Edge downgrades in the maximal covering location problem
Marta Baldomero-Naranjo, Jörg Kalcsics, Antonio M. Rodríguez-Chía
TL;DR
This paper introduces the Downgrading Maximal Covering Location Problem (D-MCLP), a novel bilevel framework where a defender locates $p$ facilities to maximize post-downgrade coverage while an attacker, constrained by budget $B$, downgrades edge lengths to erode initial coverage. The authors develop a mixed-integer linear bilevel formulation, a preprocessing step to prune the problem, and a matheuristic comprising an Alternating Location-Downgrading Search and a 1-1 Local Search to obtain high-quality solutions efficiently.
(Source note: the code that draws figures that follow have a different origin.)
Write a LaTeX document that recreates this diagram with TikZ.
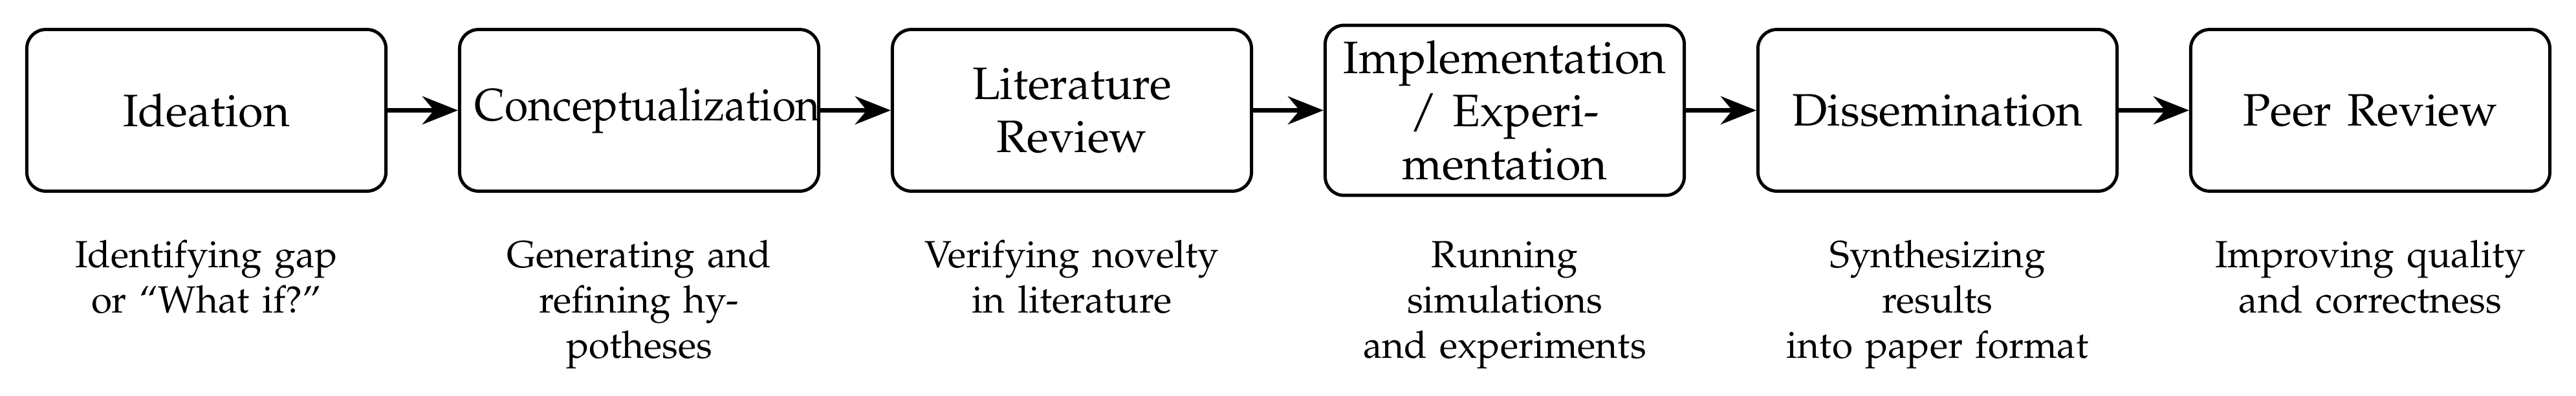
\documentclass[tikz,border=0pt]{standalone}
\usepackage[T1]{fontenc}
\usepackage{mathpazo}
\usepackage{graphicx}
\usetikzlibrary{arrows.meta}
\begin{document}
\begin{tikzpicture}[x=0.17094pt,y=-0.17094pt,
  stagebox/.style={draw, line width=0.85pt, rounded corners=5pt,
    minimum height=42.7pt, text width=86.9pt, inner sep=4pt, align=center,
    font=\fontsize{12}{14}\selectfont},
  desc/.style={anchor=north, inner sep=0pt, text width=92pt, align=center,
    font=\fontsize{10}{12}\selectfont},
  flow/.style={line width=1.3pt, -{Stealth[length=9.4pt,width=7.4pt]}}]
\useasboundingbox (0,0) rectangle (3982,611);
\node[stagebox] (s1) at (319,170.5) {Ideation};
\node[stagebox] (s2) at (988,170.5) {\scalebox{0.938}[1]{Conceptualization}};
\node[stagebox] (s3) at (1657,170.5) {Literature\\Review};
\node[stagebox] (s4) at (2326,170.5) {Implementation\\/ Experi-\\mentation};
\node[stagebox] (s5) at (2995,170.5) {Dissemination};
\node[stagebox] (s6) at (3664,170.5) {Peer Review};
\draw[flow] (s1) -- (s2);
\draw[flow] (s2) -- (s3);
\draw[flow] (s3) -- (s4);
\draw[flow] (s4) -- (s5);
\draw[flow] (s5) -- (s6);
\node[desc] (d1) at (319,363) {\strut Identifying gap\\or ``What if?''};
\node[desc] (d2) at (988,363) {\strut Generating and\\refining hy-\\potheses};
\node[desc] (d3) at (1657,363) {\strut Verifying novelty\\in literature};
\node[desc] (d4) at (2326,363) {\strut Running\\simulations\\and experiments};
\node[desc] (d5) at (2995,363) {\strut Synthesizing\\results\\into paper format};
\node[desc] (d6) at (3664,363) {\strut Improving quality\\and correctness};
\end{tikzpicture}
\end{document}
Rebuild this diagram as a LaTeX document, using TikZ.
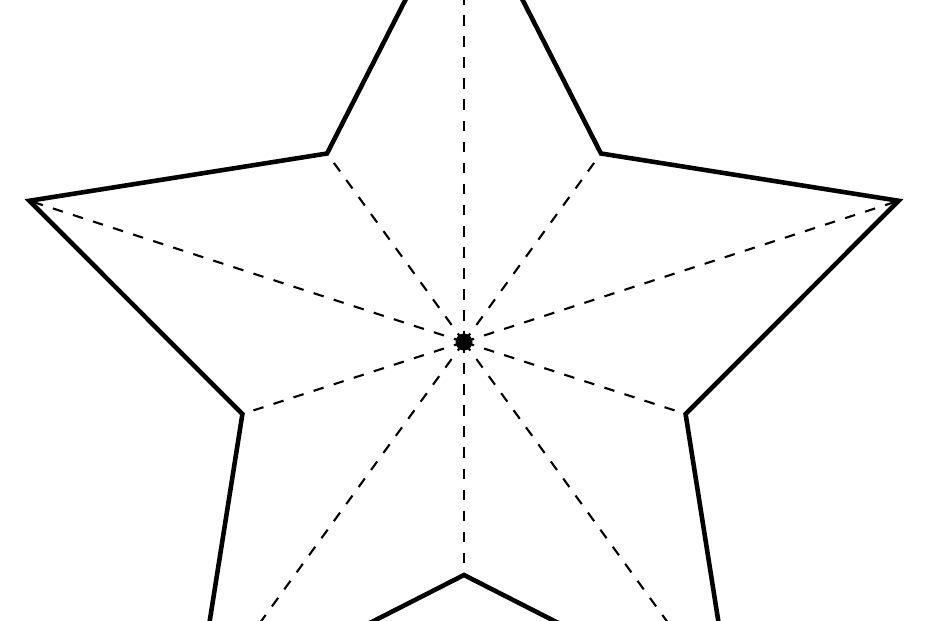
\documentclass[tikz,border=0pt]{standalone}
\usepackage{tikz}
\usetikzlibrary{calc}

\begin{document}
\begin{tikzpicture}
	\newcommand\rout{4.57}
	\newcommand\rin{2.33}
	\tikzset{rim/.style={line width=1.3pt},
		crease/.style={dashed,line width=0.6pt}}

	\useasboundingbox (0,0) rectangle (9.3,6.2);
	\clip (0,0) rectangle (9.3,6.2);
	\coordinate (c) at (4.64,2.78);

	% points of the star
	\foreach \i in {0,...,4}{
		\coordinate (o\i) at ($(c)+({90+72*\i}:\rout)$);
		\coordinate (n\i) at ($(c)+({126+72*\i}:\rin)$);
	}

	% folds
	\foreach \i in {0,...,4}{
		\draw[crease] (c) -- (o\i);
		\draw[crease] (c) -- (n\i);
	}

	\draw[rim] (o0) -- (n0) -- (o1) -- (n1) -- (o2) -- (n2) -- (o3) -- (n3) -- (o4) -- (n4) -- cycle;
	\fill (c) circle (0.085);
\end{tikzpicture}
\end{document}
They provide exact results on moderate instances, demonstrate the substantial benefits of preprocessing, and show that the matheuristic achieves near-optimal solutions in a fraction of the time, outperforming naive sequential approaches in managerial insight experiments. The work lays groundwork for robust network design under adversarial disruption and suggests directions for discrete downgrading, node-downgrading, and stronger exact methods.
Abstract
We tackle the downgrading maximal covering location problem within a network. In this problem, two actors with conflicting objectives are involved: (a) The location planner aims to determine the location of facilities to maximize the covered demand while anticipating that an attacker will attempt to reduce coverage by increasing the length of some edges (downgrade); (b) The attacker seeks to maximize the demand initially covered by the facilities but left uncovered after the downgrade. The attacker can increase the length of certain edges within a specified budget. We introduce a mixed-integer linear bilevel program to formulate the problem, followed by a preprocessing phase and a matheuristic algorithm designed to address it. Additionally, computational results are presented to illustrate the potential and limitations of the proposed algorithm.